Las quejas seguían -13 páginas de informe dan para una buena lista de agravios-. No por casualidad una encuesta reciente de la revista American Lawyer había puesto a Clifford Chance en el puesto 132 de una lista de 132 bufetes de abogados norteamericanos, por la satisfacción en el trabajo de sus empleados. "Todo me hace pensar -decía uno de los firmantes del memorándum- que la dirección se cuida demasiado de las horas facturables, pero no se preocupa de la calidad de mi trabajo, y no digamos ya de mi desarrollo profesional".

Como decía al principio, la empresa parece haber puesto remedio a la queja más inmediata: el requisito de facturar un elevado número de horas al año, fuesen o no necesarias. Pero el caso ha llamado también la atención de los clientes: ¿seguro que, cuando dicen que han dedicado tantas horas a mi asunto, han dedicado esas horas y no menos? Porque el incentivo a comportarse ilegal e inmoralmente es muy grande, cuando de eso -y no de tu competencia, de tu preparación o de la calidad de tu esfuerzo-, depende la evaluación de tu propio trabajo, tu promoción profesional, tus aumentos de sueldo, etc. Al final, esa manera de dirigir un bufete de abogados lleva a lo que ya había denunciado aquella película, La tapadera, en la que un veterano le decía al joven Tom Cruise que, siempre que pensase en un cliente, aunque fuese en la ducha, contase el tiempo dedicado a ello para facturárselo después.

Este tipo de empresas se puede dirigir de dos maneras -bueno, de muchas maneras, pero entre dos extremos-: estableciendo una relación de confianza entre el cliente y la empresa y entre ésta y sus empleados -los abogados-, o sin esa relación de confianza. Si se opta por esta segunda forma de dirigir, la conclusión obvia es establecer un mínimo de horas que facturar y una fortísima presión sobre los empleados para que cobren más a sus clientes, haga falta o no.

Los argumentos son -parecen ser- contundentes: al cliente lo que le interesa es un buen consejo, y está dispuesto a pagar más por ello, sobre todo si recurre a un bufete de abogados de gran tamaño. Y al empleado lo que le interesa es ganar dinero, mucho dinero, y para lograrlo está dispuesto a trabajar más horas, muchas más horas. En todo caso, ésa es la condición para hacer carrera en el mundo de alguno de los grandes bufetes -y algo parecido ocurre en otras empresas de servicios, como auditoría, consultoría, banca de inversiones, etc.

Pero al final algo sale mal. A la gente no le gusta que le pongan siempre en el límite de lo que es justo y de lo que no lo es, y tener que estar siempre debatiéndose entre la dura experiencia de no llegar a facturar las horas previstas, lo que pone en peligro su puesto de trabajo, y cumplir esas horas a costa de jornadas inhumanas y siempre con el incentivo de actuar de manera inmoral, cargando a un cliente por las horas que no le ha dedicado, pero que son necesarias para cubrir el mínimo anual.

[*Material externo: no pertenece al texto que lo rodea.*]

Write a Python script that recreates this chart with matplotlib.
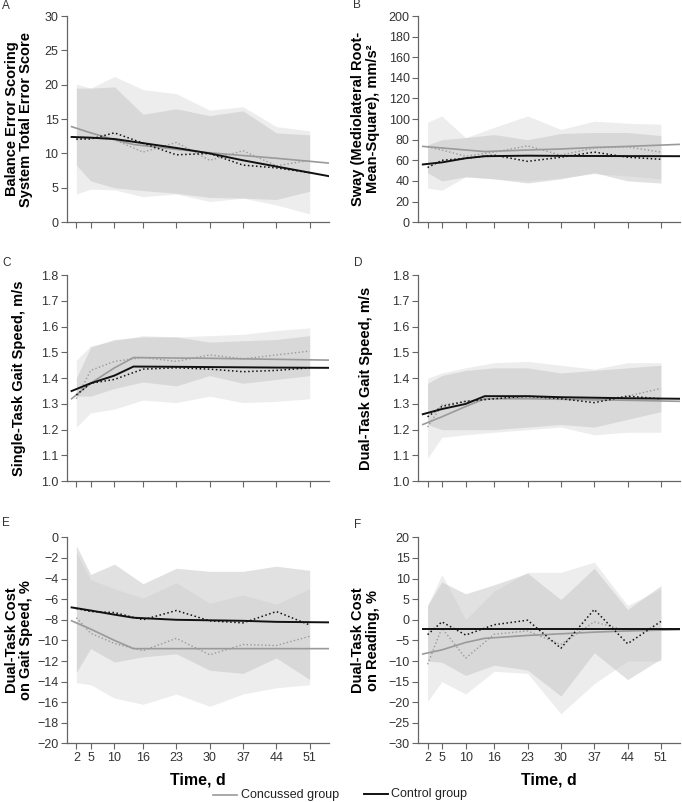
import matplotlib.pyplot as plt

plt.rcParams['font.family'] = ['Liberation Sans', 'DejaVu Sans']

days = [2, 5, 10, 16, 23, 30, 37, 44, 51]
fit_days = [1, 5, 10, 14, 23, 30, 37, 44, 55]
day_labels = ['2', '5', '10', '16', '23', '30', '37', '44', '51']

# A - BESS total error score
a_conc_mean = [12.0, 12.3, 12.0, 10.2, 11.6, 9.0, 10.4, 8.2, 9.0]
a_ctrl_mean = [12.1, 12.1, 13.0, 11.5, 9.8, 10.0, 8.3, 7.9, 7.2]
a_conc_fit = [13.9, 13.0, 12.0, 11.3, 10.6, 10.1, 9.7, 9.3, 8.6]
a_ctrl_fit = [12.4, 12.3, 12.1, 11.7, 10.8, 10.0, 9.0, 8.1, 6.7]
a_conc_lo = [4.1, 4.8, 4.7, 3.7, 4.1, 3.0, 3.5, 2.5, 1.2]
a_conc_hi = [20.1, 19.5, 21.2, 19.3, 18.7, 16.3, 16.8, 13.9, 13.3]
a_ctrl_lo = [8.3, 6.0, 5.0, 4.6, 4.2, 3.6, 3.5, 3.3, 4.5]
a_ctrl_hi = [19.5, 19.5, 19.7, 15.7, 16.5, 15.5, 16.2, 13.0, 12.7]

# B - sway
b_conc_mean = [73, 70, 64, 68, 74, 65, 72, 73, 68]
b_ctrl_mean = [53, 60, 62, 65, 59, 63, 68, 63, 61]
b_conc_fit = [73.5, 72, 70, 68.5, 70, 71, 72.5, 73.5, 75.5]
b_ctrl_fit = [56, 58, 62, 64, 64.5, 64.3, 64.2, 64.1, 64]
b_conc_lo = [33, 31, 44, 42, 40, 43, 47, 45, 42]
b_conc_hi = [97, 103, 82, 92, 103, 90, 98, 96, 95]
b_ctrl_lo = [48, 40, 44, 42, 38, 42, 48, 40, 38]
b_ctrl_hi = [75, 80, 82, 85, 80, 86, 87, 87, 84]

# C - single-task gait speed
c_conc_mean = [1.32, 1.43, 1.465, 1.48, 1.465, 1.49, 1.475, 1.49, 1.505]
c_ctrl_mean = [1.335, 1.38, 1.395, 1.435, 1.44, 1.435, 1.425, 1.43, 1.44]
c_conc_fit = [1.32, 1.38, 1.44, 1.48, 1.478, 1.477, 1.475, 1.473, 1.47]
c_ctrl_fit = [1.35, 1.38, 1.41, 1.445, 1.444, 1.443, 1.442, 1.441, 1.44]
c_conc_lo = [1.21, 1.265, 1.28, 1.315, 1.305, 1.33, 1.305, 1.31, 1.32]
c_conc_hi = [1.47, 1.525, 1.545, 1.565, 1.56, 1.565, 1.57, 1.585, 1.595]
c_ctrl_lo = [1.33, 1.33, 1.36, 1.385, 1.37, 1.41, 1.38, 1.395, 1.41]
c_ctrl_hi = [1.40, 1.52, 1.55, 1.56, 1.56, 1.54, 1.545, 1.55, 1.565]

# D - dual-task gait speed
d_conc_mean = [1.21, 1.295, 1.31, 1.32, 1.325, 1.325, 1.315, 1.33, 1.36]
d_ctrl_mean = [1.25, 1.29, 1.31, 1.32, 1.33, 1.32, 1.305, 1.33, 1.32]
d_conc_fit = [1.22, 1.25, 1.29, 1.32, 1.32, 1.318, 1.316, 1.314, 1.31]
d_ctrl_fit = [1.26, 1.28, 1.30, 1.33, 1.33, 1.326, 1.324, 1.322, 1.32]
d_conc_lo = [1.09, 1.17, 1.18, 1.19, 1.20, 1.21, 1.18, 1.19, 1.19]
d_conc_hi = [1.40, 1.42, 1.44, 1.46, 1.465, 1.45, 1.435, 1.46, 1.46]
d_ctrl_lo = [1.22, 1.20, 1.20, 1.20, 1.21, 1.22, 1.21, 1.24, 1.27]
d_ctrl_hi = [1.38, 1.41, 1.43, 1.44, 1.44, 1.42, 1.43, 1.44, 1.45]

# E - dual-task cost on gait speed
e_conc_mean = [-7.8, -9.3, -10.3, -11.0, -9.8, -11.4, -10.4, -10.5, -9.6]
e_ctrl_mean = [-6.9, -7.2, -7.3, -8.0, -7.1, -8.1, -8.3, -7.2, -8.5]
e_conc_fit = [-8.1, -8.9, -10.0, -10.8, -10.8, -10.8, -10.8, -10.8, -10.8]
e_ctrl_fit = [-6.8, -7.1, -7.5, -7.8, -8.0, -8.05, -8.1, -8.2, -8.25]
e_conc_lo = [-14.1, -14.3, -15.6, -16.2, -15.2, -16.4, -15.2, -14.6, -14.3]
e_conc_hi = [-1.5, -4.1, -5.0, -5.9, -4.4, -6.4, -5.6, -6.5, -5.0]
e_ctrl_lo = [-13.1, -10.8, -12.1, -11.6, -11.3, -12.9, -13.2, -11.7, -13.8]
e_ctrl_hi = [-0.8, -3.6, -2.6, -4.5, -3.0, -3.3, -3.3, -2.8, -3.2]

# F - dual-task cost on reading
f_conc_mean = [-10.8, -2.0, -9.3, -3.5, -2.7, -6.0, -0.5, -2.7, -2.5]
f_ctrl_mean = [-3.6, -0.5, -3.7, -1.2, -0.1, -6.9, 2.5, -5.8, -0.4]
f_conc_fit = [-8.3, -7.3, -5.5, -4.5, -3.8, -3.4, -3.0, -2.7, -2.4]
f_ctrl_fit = [-2.3, -2.3, -2.3, -2.3, -2.3, -2.3, -2.3, -2.3, -2.3]
f_conc_lo = [-19.8, -15.0, -18.0, -12.5, -13.0, -22.8, -15.5, -10.0, -10.0]
f_conc_hi = [3.5, 11.0, 0.0, 7.0, 11.5, 11.5, 14.0, 3.5, 7.5]
f_ctrl_lo = [-10.0, -10.3, -13.5, -11.0, -12.2, -18.5, -8.0, -14.5, -9.5]
f_ctrl_hi = [3.5, 9.2, 6.3, 8.5, 11.3, 4.9, 12.5, 2.5, 8.3]

panels = [
    ('A', 'Balance Error Scoring\nSystem Total Error Score', (0, 30), [0, 5, 10, 15, 20, 25, 30],
     a_conc_mean, a_ctrl_mean, a_conc_fit, a_ctrl_fit, a_conc_lo, a_conc_hi, a_ctrl_lo, a_ctrl_hi),
    ('B', 'Sway (Mediolateral Root-\nMean-Square), mm/s²', (0, 200), list(range(0, 201, 20)),
     b_conc_mean, b_ctrl_mean, b_conc_fit, b_ctrl_fit, b_conc_lo, b_conc_hi, b_ctrl_lo, b_ctrl_hi),
    ('C', 'Single-Task Gait Speed, m/s', (1.0, 1.8), [1.0, 1.1, 1.2, 1.3, 1.4, 1.5, 1.6, 1.7, 1.8],
     c_conc_mean, c_ctrl_mean, c_conc_fit, c_ctrl_fit, c_conc_lo, c_conc_hi, c_ctrl_lo, c_ctrl_hi),
    ('D', 'Dual-Task Gait Speed, m/s', (1.0, 1.8), [1.0, 1.1, 1.2, 1.3, 1.4, 1.5, 1.6, 1.7, 1.8],
     d_conc_mean, d_ctrl_mean, d_conc_fit, d_ctrl_fit, d_conc_lo, d_conc_hi, d_ctrl_lo, d_ctrl_hi),
    ('E', 'Dual-Task Cost\non Gait Speed, %', (-20, 0), list(range(-20, 1, 2)),
     e_conc_mean, e_ctrl_mean, e_conc_fit, e_ctrl_fit, e_conc_lo, e_conc_hi, e_ctrl_lo, e_ctrl_hi),
    ('F', 'Dual-Task Cost\non Reading, %', (-30, 20), list(range(-30, 21, 5)),
     f_conc_mean, f_ctrl_mean, f_conc_fit, f_ctrl_fit, f_conc_lo, f_conc_hi, f_ctrl_lo, f_ctrl_hi),
]

fig = plt.figure(figsize=(6.82, 8.02), dpi=100)
lefts = [0.098, 0.613]
bottoms = [0.723, 0.400, 0.073]
letter_pos = [(0.003, 0.9925), (0.517, 0.9938), (0.004, 0.6724), (0.519, 0.672), (0.003, 0.348), (0.519, 0.3454)]
label_x = [-0.182, -0.2]

for i, p in enumerate(panels):
    letter, ylab, ylim, yticks, cm, km, cf, kf, clo, chi, klo, khi = p
    row, col = i // 2, i % 2
    ax = fig.add_axes([lefts[col], bottoms[row], 0.384, 0.257])
    ax.fill_between(days, clo, chi, color='#d8d8d8', alpha=0.45, lw=0)
    ax.fill_between(days, klo, khi, color='#c4c4c4', alpha=0.5, lw=0)
    ax.plot(fit_days, cf, color='#9a9a9a', lw=1.2)
    ax.plot(days, cm, color='#9a9a9a', lw=1.0, ls=':')
    ax.plot(fit_days, kf, color='#111111', lw=1.4)
    ax.plot(days, km, color='#111111', lw=1.1, ls=':')
    ax.set_xlim(0, 55)
    ax.set_ylim(ylim)
    ax.set_yticks(yticks)
    if letter in ('C', 'D'):
        ax.set_yticklabels(['%.1f' % v for v in yticks])
    else:
        ax.set_yticklabels([str(v).replace('-', '−') for v in yticks])
    ax.set_xticks(days)
    if row == 2:
        ax.set_xticklabels(day_labels)
        ax.set_xlabel('Time, d', fontsize=11.5, fontweight='bold', labelpad=6)
    else:
        ax.set_xticklabels([])
    for s in ['top', 'right']:
        ax.spines[s].set_visible(False)
    for s in ['left', 'bottom']:
        ax.spines[s].set_color('#666666')
        ax.spines[s].set_linewidth(0.9)
    ax.tick_params(direction='out', length=4, width=0.8, color='#666666',
                   labelsize=9, labelcolor='#333333', pad=2)
    ax.set_ylabel(ylab, fontsize=10.5, fontweight='bold', linespacing=1.05, va='center')
    ax.yaxis.set_label_coords(label_x[col], 0.5)
    fig.text(letter_pos[i][0], letter_pos[i][1], letter, fontsize=8.5, color='#333333', va='center')

# legend at the bottom
fig.lines.append(plt.Line2D([0.312, 0.348], [0.009, 0.009], color='#9a9a9a', lw=1.2, transform=fig.transFigure))
fig.text(0.353, 0.009, 'Concussed group', fontsize=9, va='center', color='#222222')
fig.lines.append(plt.Line2D([0.534, 0.569], [0.010, 0.010], color='#111111', lw=1.4, transform=fig.transFigure))
fig.text(0.574, 0.010, 'Control group', fontsize=9, va='center', color='#222222')

fig.savefig('out.png', dpi=100)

Yo no sé si Clifford Chance será capaz de cambiar su cultura empresarial. Porque dejar de exigir un mínimo de horas facturadas supone cambiar radicalmente la estrategia de la compañía, que tendrá que seguir facturando a sus clientes y motivando a sus empleados, pero por otros procedimientos.

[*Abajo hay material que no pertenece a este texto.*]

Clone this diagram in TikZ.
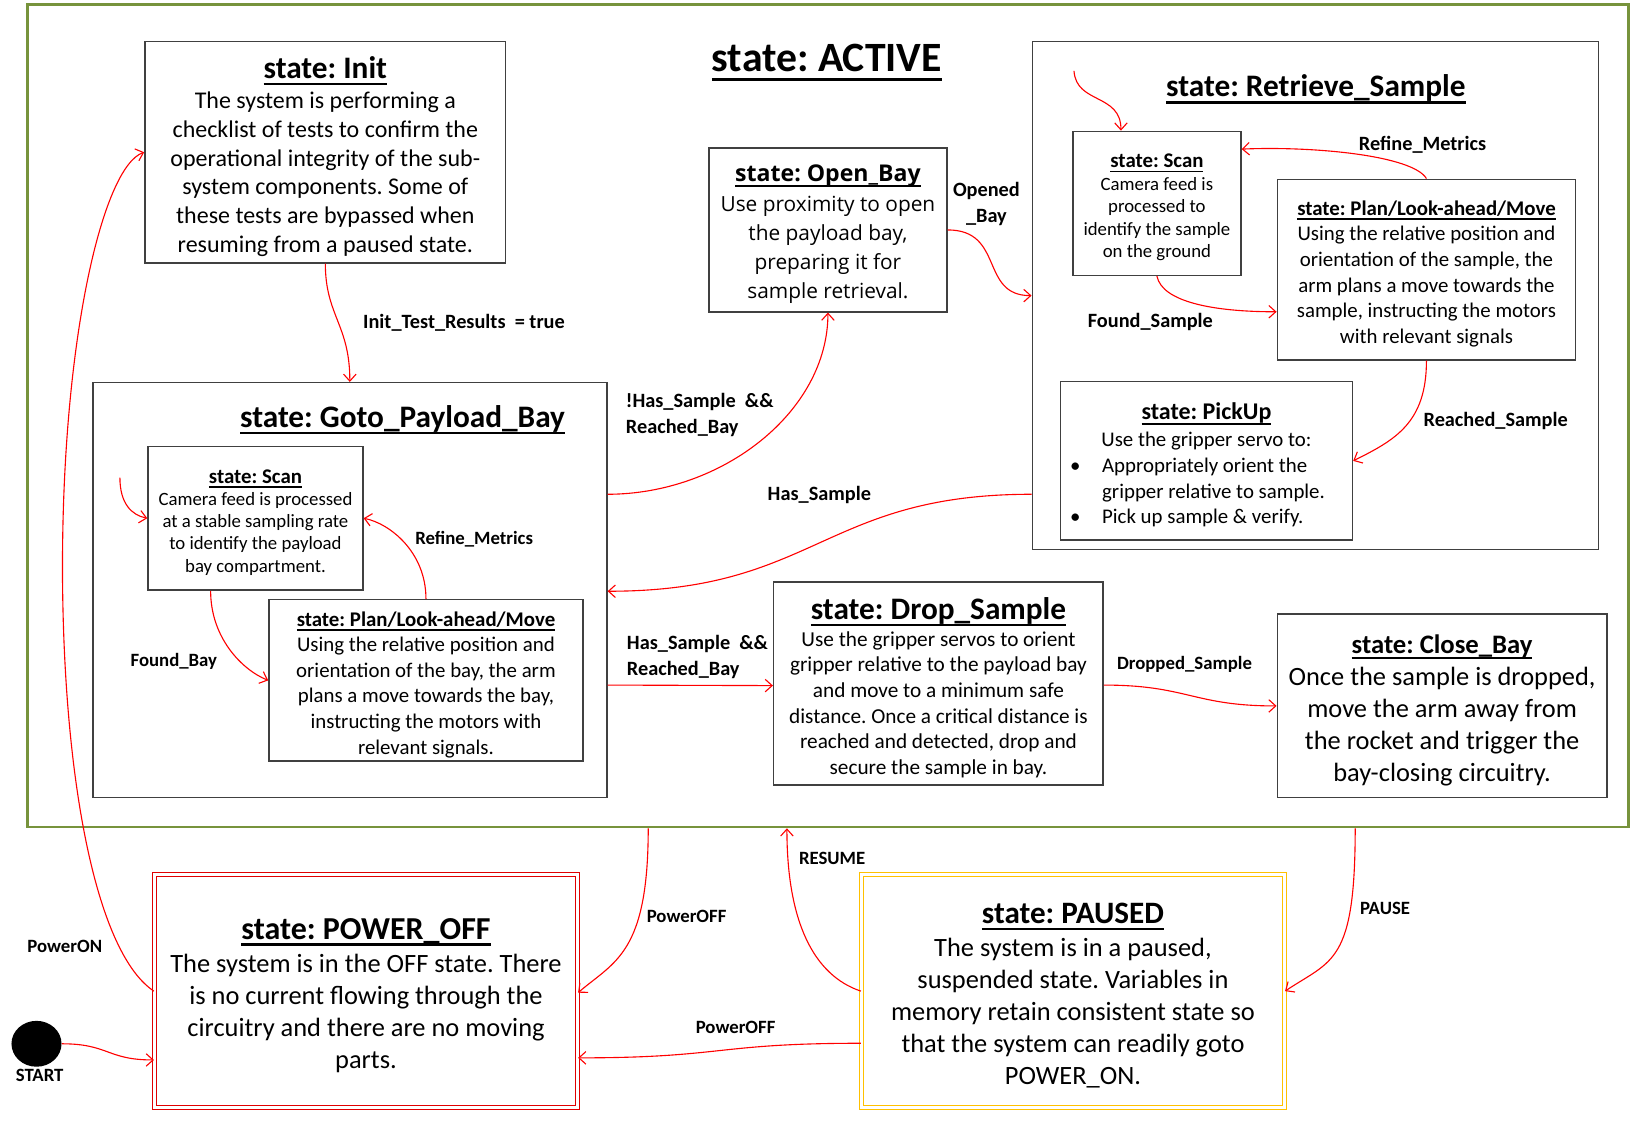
\documentclass[tikz,border=0pt]{standalone}
\usepackage{fontspec}
\setmainfont{Carlito}
\newfontfamily\osans{Open Sans}
\usetikzlibrary{arrows.meta,calc,shapes.geometric}
\definecolor{actgreen}{HTML}{77933C}
\definecolor{boxgray}{HTML}{404040}
\definecolor{paugold}{HTML}{FFC000}
\definecolor{offred}{HTML}{E00000}
\frenchspacing
\newcommand\titul[1]{\setbox0=\hbox{#1}\rlap{\rule[-0.22em]{\wd0}{0.085em}}\box0}
\newcommand\boxtitle[1]{\setbox2=\hbox{\titul{#1}}\rule{0pt}{\dimexpr\ht2+6pt\relax}\box2}
\newcommand\fsz[2]{\fontsize{#1pt}{#2pt}\selectfont}
\begin{document}
\begin{tikzpicture}[x=0.75pt,y=-0.75pt,
  state/.style={draw=boxgray,line width=1.1pt,fill=white,align=center,inner sep=0pt},
  rect/.style n args={4}{at={({(#1+#3)/2},{(#2+#4)/2})},minimum width={(#3-#1)*0.75pt},minimum height={(#4-#2)*0.75pt}},
  trans/.style={draw=red,line width=0.8pt,-{Straight Barb[length=5pt,width=9pt]}},
  lab/.style={font=\bfseries\fsz{14.6}{18.8},anchor=west,inner sep=0pt,align=left},
  labs/.style={font=\bfseries\fsz{13.5}{17},anchor=west,inner sep=0pt},
  ttl/.style={anchor=base,inner sep=0pt}
]
\path[use as bounding box,fill=white] (0,0) rectangle (1568,1075);

% ---------- ACTIVE frame ----------
\node[draw=actgreen,line width=2pt,rect={26}{4}{1562}{793}] (active) {};
\node[ttl,font=\bfseries\fsz{30}{36}] (tactive) at (793,69) {\titul{state: ACTIVE}};

% ---------- Init ----------
\node[state,rect={139}{40}{485}{252},font=\fsz{17.25}{20.7}] (init)
 {{\bfseries\fsz{22.5}{27}\boxtitle{state: Init}}\\[1pt]
  The system is performing a\\
  checklist of tests to confirm the\\
  operational integrity of the sub-\\
  system components. Some of\\
  these tests are bypassed when\\
  resuming from a paused state.};

% ---------- Open_Bay ----------
\node[state,rect={680}{142}{908}{299},font=\osans\fsz{15}{20.8}] (openbay)
 {{\bfseries\fsz{16.6}{20}\boxtitle{state: Open\_Bay}}\\[1pt]
  Use proximity to open\\
  the payload bay,\\
  preparing it for\\
  sample retrieval.};

% ---------- Retrieve_Sample ----------
\node[state,rect={990}{40}{1533}{527}] (retrieve) {};
\node[ttl,font=\bfseries\fsz{22.5}{27}] (tretrieve) at (1262,93) {\titul{state: Retrieve\_Sample}};
\node[state,rect={1029}{126}{1190}{264},font=\fsz{13.5}{16.2}] (rscan)
 {{\bfseries\fsz{15}{18}\boxtitle{state: Scan}}\\
  Camera feed is\\
  processed to\\
  identify the sample\\
  on the ground};
\node[state,rect={1225}{172}{1511}{345},font=\fsz{15}{18.4}] (rplan)
 {{\bfseries\fsz{15}{18}\boxtitle{state: Plan/Look-ahead/Move}}\\
  Using the relative position and\\
  orientation of the sample, the\\
  arm plans a move towards the\\
  sample, instructing the motors\\
  with relevant signals};
\node[state,rect={1017}{366}{1297}{518},font=\fsz{15}{18.4}] (pickup)
 {{\bfseries\fsz{17.25}{20}\boxtitle{state: PickUp}}\\[1pt]
  Use the gripper servo to:\\
  \makebox[196pt][l]{\makebox[23pt][l]{\textbullet}Appropriately orient the}\\
  \makebox[196pt][l]{\hspace{23pt}gripper relative to sample.}\\
  \makebox[196pt][l]{\makebox[23pt][l]{\textbullet}Pick up sample \& verify.}};

% ---------- Goto_Payload_Bay ----------
\node[state,rect={89}{367}{582}{765}] (goto) {};
\node[ttl,font=\bfseries\fsz{22.5}{27}] (tgoto) at (386,410) {\titul{state: Goto\_Payload\_Bay}};
\node[state,rect={142}{428}{348}{566},font=\fsz{13.5}{16}] (gscan)
 {{\bfseries\fsz{15}{18}\boxtitle{state: Scan}}\\
  Camera feed is processed\\
  at a stable sampling rate\\
  to identify the payload\\
  bay compartment.};
\node[state,rect={258}{575}{559}{730},font=\fsz{15}{18.4}] (gplan)
 {{\bfseries\fsz{15}{18}\boxtitle{state: Plan/Look-ahead/Move}}\\
  Using the relative position and\\
  orientation of the bay, the arm\\
  plans a move towards the bay,\\
  instructing the motors with\\
  relevant signals.};

% ---------- Drop / Close ----------
\node[state,rect={742}{558}{1058}{753},font=\fsz{15.3}{18.45}] (drop)
 {{\bfseries\fsz{22.5}{27}\boxtitle{state: Drop\_Sample}}\\[1pt]
  Use the gripper servos to orient\\
  gripper relative to the payload bay\\
  and move to a minimum safe\\
  distance. Once a critical distance is\\
  reached and detected, drop and\\
  secure the sample in bay.};
\node[state,rect={1225}{589}{1541}{765},font=\fsz{19}{23}] (close)
 {{\bfseries\fsz{19.2}{23}\boxtitle{state: Close\_Bay}}\\
  Once the sample is dropped,\\
  move the arm away from\\
  the rocket and trigger the\\
  bay-closing circuitry.};

% ---------- POWER_OFF / PAUSED ----------
\node[state,draw=offred,line width=0.6pt,double=white,double distance=2.2pt,rect={148}{839}{554}{1062},font=\fsz{19}{23}] (poweroff)
 {{\bfseries\fsz{23}{27}\boxtitle{state: POWER\_OFF}}\\[1pt]
  The system is in the OFF state. There\\
  is no current flowing through the\\
  circuitry and there are no moving\\
  parts.};
\node[state,draw=paugold,line width=0.6pt,double=white,double distance=2.2pt,rect={826}{839}{1232}{1062},font=\fsz{19}{22.9}] (paused)
 {{\bfseries\fsz{22.4}{27}\boxtitle{state: PAUSED}}\\[1pt]
  The system is in a paused,\\
  suspended state. Variables in\\
  memory retain consistent state so\\
  that the system can readily goto\\
  POWER\_ON.};

\node[ellipse,fill=black,inner sep=0pt,minimum width={48*0.75pt},minimum height={44*0.75pt}] (start) at (35,1001) {};

% ---------- connectors ----------
\coordinate (rin) at (1030,68);
\coordinate (gin) at (115,458);
\coordinate (pwrmid) at (60,560);
\draw[trans] (init.south) .. controls +(0,50) and +(0,-55) .. (goto.north);
\draw[trans] ($(goto.east)+(0,-92)$) .. controls +(110,0) and +(0,95) .. (openbay.south);
\draw[trans] (openbay.east) .. controls +(55,0) and +(-50,0) .. (retrieve.west);
\draw[trans] ($(retrieve.west)+(0,190.5)$) .. controls +(-200,0) and +(200,0) .. ($(goto.east)+(0,1)$);
\draw[trans] ($(goto.east)+(0,91)$) -- ($(drop.west)+(0,2)$);
\draw[trans] ($(drop.east)+(0,1.5)$) .. controls +(80,0) and +(-80,0) .. (close.west);
\draw[trans] (rin) .. controls +(2,32) and +(0,-36) .. ($(rscan.north)+(-34.5,0)$);
\draw[trans] (rplan.north) .. controls +(-13,-22) and +(70,-3) .. ($(rscan.east)+(0,-52)$);
\draw[trans] (rscan.south) .. controls +(5,25) and +(-60,0) .. ($(rplan.west)+(0,40.5)$);
\draw[trans] (rplan.south) .. controls +(0,60) and +(40,-20) .. (pickup.east);
\draw[trans] (gin) .. controls +(0,25) and +(-15,-3) .. (gscan.west);
\draw[trans] (gplan.north) .. controls +(0,-45) and +(25,5) .. (gscan.east);
\draw[trans] ($(gscan.south)+(-43,0)$) .. controls +(0,45) and +(-25,-10) .. (gplan.west);
\draw[trans] ($(active.south west)+(597,0)$) .. controls +(0,120) and +(35,-30) .. ($(poweroff.east)+(0,1.5)$);
\draw[trans] (paused.west) .. controls +(-45,-15) and +(0,90) .. ($(active.south west)+(730,0)$);
\draw[trans] ($(active.south west)+(1275,0)$) .. controls +(0,130) and +(45,-30) .. (paused.east);
\draw[trans] ($(paused.west)+(0,50)$) .. controls +(-140,0) and +(140,0) .. ($(poweroff.east)+(0,64)$);
\draw[trans] (poweroff.west) .. controls +(-53,-35) and +(2,200) .. (pwrmid) .. controls +(-2,-230) and +(-40,14) .. (init.west);
\draw[trans] (start.east) .. controls +(45,0) and +(-45,0) .. ($(poweroff.west)+(0,66)$);

% ---------- labels ----------
\node[lab] (l1) at (348,310) {Init\_Test\_Results\ \ = true};
\node[lab,align=center,anchor=center] (l2) at (946,196) {Opened\\\_Bay};
\node[lab] (l3) at (600,398) {!Has\_Sample\ \ \&\&\\Reached\_Bay};
\node[lab] (l4) at (736,475) {Has\_Sample};
\node[lab] (l5) at (1303,139) {Refine\_Metrics};
\node[lab] (l6) at (1043,309) {Found\_Sample};
\node[lab] (l7) at (1365,404) {Reached\_Sample};
\node[labs] (l8) at (398,517) {Refine\_Metrics};
\node[labs] (l9) at (125,634) {Found\_Bay};
\node[lab] (l10) at (601,630) {Has\_Sample\ \ \&\&\\Reached\_Bay};
\node[labs] (l11) at (1071,637) {Dropped\_Sample};
\node[labs] (l12) at (766,823) {RESUME};
\node[labs] (l13) at (620,879) {PowerOFF};
\node[labs] (l14) at (1304,871) {PAUSE};
\node[labs] (l15) at (26,908) {PowerON};
\node[labs] (l16) at (667,985) {PowerOFF};
\node[labs] (l17) at (15,1031) {START};
\end{tikzpicture}
\end{document}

La vía del palo es la más sencilla. Pero, a la larga, no funciona. ¿Serán capaces de introducir la vía de la zanahoria? Y, en definitiva, ¿serán capaces de convertir la empresa en una comunidad de personas en las que se tiene confianza, a las que se anima a mejorar profesionalmente, y a las que se exige que se comporten siempre con integridad y honradez?

Antonio Argandoña es profesor de Economía en IESE.